***** STORED RECORDS *****

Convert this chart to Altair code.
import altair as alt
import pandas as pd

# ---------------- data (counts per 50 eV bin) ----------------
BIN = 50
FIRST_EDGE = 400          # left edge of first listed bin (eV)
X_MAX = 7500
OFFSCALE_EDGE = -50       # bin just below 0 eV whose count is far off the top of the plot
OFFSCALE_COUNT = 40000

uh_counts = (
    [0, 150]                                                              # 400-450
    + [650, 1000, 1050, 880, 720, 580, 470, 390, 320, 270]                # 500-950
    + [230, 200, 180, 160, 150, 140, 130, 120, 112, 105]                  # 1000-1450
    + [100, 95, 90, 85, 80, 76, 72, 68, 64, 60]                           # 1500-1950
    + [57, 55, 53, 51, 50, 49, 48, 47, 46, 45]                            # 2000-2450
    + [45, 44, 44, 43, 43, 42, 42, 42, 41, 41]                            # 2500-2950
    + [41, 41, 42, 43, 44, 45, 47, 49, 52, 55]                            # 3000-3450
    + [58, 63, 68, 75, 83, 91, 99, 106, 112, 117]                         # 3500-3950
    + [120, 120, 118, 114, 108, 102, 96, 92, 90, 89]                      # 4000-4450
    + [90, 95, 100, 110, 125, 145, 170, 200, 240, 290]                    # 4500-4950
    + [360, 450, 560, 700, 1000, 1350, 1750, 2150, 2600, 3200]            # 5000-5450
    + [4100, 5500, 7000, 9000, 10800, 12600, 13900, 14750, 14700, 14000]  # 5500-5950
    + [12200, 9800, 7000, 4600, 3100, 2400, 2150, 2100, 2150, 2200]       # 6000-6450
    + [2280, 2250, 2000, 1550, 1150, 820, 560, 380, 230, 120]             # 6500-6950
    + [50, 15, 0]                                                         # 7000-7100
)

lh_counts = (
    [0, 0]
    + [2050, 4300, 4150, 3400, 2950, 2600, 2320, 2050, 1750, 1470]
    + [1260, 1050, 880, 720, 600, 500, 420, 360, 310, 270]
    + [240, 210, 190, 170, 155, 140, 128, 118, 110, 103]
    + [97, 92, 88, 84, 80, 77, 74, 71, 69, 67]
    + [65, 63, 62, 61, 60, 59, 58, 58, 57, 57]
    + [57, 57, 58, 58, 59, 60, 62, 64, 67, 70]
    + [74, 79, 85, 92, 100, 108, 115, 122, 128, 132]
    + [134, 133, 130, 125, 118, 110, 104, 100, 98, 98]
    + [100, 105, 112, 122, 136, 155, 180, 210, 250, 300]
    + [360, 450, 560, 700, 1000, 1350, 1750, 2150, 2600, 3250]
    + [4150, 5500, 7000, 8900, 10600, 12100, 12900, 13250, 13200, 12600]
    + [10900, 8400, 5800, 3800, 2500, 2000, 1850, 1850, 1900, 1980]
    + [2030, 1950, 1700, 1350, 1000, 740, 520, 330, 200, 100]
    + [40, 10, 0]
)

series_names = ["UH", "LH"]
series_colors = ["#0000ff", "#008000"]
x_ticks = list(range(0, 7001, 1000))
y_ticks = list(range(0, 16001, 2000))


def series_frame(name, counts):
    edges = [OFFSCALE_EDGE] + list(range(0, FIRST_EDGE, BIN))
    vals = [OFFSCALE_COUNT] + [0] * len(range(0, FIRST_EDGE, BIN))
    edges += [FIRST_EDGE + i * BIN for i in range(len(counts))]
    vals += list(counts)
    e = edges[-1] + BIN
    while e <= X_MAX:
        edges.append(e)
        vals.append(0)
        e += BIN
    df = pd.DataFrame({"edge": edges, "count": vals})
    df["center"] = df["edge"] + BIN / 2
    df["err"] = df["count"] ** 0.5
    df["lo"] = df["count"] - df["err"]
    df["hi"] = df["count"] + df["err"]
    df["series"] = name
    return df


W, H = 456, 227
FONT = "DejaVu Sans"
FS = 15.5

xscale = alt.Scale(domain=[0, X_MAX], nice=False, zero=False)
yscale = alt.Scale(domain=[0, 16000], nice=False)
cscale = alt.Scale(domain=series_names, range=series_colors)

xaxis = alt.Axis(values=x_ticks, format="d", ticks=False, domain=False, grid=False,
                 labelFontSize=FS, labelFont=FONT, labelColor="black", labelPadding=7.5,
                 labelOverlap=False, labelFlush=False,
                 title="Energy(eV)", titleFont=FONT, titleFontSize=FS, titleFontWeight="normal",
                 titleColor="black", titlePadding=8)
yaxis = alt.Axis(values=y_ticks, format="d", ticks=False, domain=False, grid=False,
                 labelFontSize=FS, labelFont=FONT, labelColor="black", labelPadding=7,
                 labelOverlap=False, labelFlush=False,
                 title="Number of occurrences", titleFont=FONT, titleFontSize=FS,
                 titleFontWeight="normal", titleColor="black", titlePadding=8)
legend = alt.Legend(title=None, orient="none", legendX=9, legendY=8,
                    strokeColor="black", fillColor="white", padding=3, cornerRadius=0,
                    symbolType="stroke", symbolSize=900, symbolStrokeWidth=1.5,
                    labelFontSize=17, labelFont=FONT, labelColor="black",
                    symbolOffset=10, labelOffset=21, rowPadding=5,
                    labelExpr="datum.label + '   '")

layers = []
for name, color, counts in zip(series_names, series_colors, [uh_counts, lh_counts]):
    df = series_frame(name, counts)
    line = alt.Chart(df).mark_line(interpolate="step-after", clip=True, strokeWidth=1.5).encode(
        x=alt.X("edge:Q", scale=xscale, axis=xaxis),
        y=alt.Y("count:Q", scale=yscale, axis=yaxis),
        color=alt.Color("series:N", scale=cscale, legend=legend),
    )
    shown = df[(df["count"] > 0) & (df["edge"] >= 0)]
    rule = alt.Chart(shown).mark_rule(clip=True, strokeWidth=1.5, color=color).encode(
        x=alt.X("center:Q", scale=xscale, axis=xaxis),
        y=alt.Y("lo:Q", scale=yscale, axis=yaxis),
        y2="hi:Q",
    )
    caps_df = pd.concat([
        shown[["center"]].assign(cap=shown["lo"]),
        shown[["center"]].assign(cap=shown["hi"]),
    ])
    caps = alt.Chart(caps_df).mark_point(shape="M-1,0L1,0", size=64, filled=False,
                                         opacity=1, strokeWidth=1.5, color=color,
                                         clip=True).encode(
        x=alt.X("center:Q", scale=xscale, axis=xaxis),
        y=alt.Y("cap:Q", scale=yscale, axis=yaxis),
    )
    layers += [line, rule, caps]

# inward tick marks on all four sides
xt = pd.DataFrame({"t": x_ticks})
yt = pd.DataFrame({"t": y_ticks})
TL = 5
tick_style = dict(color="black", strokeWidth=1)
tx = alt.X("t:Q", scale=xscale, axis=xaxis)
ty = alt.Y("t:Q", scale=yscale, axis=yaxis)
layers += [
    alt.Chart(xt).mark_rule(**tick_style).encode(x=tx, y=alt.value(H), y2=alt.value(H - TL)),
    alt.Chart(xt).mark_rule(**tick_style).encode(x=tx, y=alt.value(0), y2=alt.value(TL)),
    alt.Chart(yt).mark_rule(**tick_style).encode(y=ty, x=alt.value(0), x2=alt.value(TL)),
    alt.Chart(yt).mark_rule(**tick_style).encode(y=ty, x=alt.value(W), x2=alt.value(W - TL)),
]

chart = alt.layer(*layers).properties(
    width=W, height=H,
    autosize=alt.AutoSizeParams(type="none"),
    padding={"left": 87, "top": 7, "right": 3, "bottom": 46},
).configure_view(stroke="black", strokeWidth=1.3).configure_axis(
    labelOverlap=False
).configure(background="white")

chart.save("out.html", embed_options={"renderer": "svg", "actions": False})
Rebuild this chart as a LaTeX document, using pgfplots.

*****

## WHAT YOU WILL DO
Return, please, the lines of the data from the first through the line containing "OFFSCALE_COUNT = 40000", both kept, exactly as they stand and nothing more.

## OUTPUT OF THE TASK
Convert this chart to Altair code.
import altair as alt
import pandas as pd

# ---------------- data (counts per 50 eV bin) ----------------
BIN = 50
FIRST_EDGE = 400          # left edge of first listed bin (eV)
X_MAX = 7500
OFFSCALE_EDGE = -50       # bin just below 0 eV whose count is far off the top of the plot
OFFSCALE_COUNT = 40000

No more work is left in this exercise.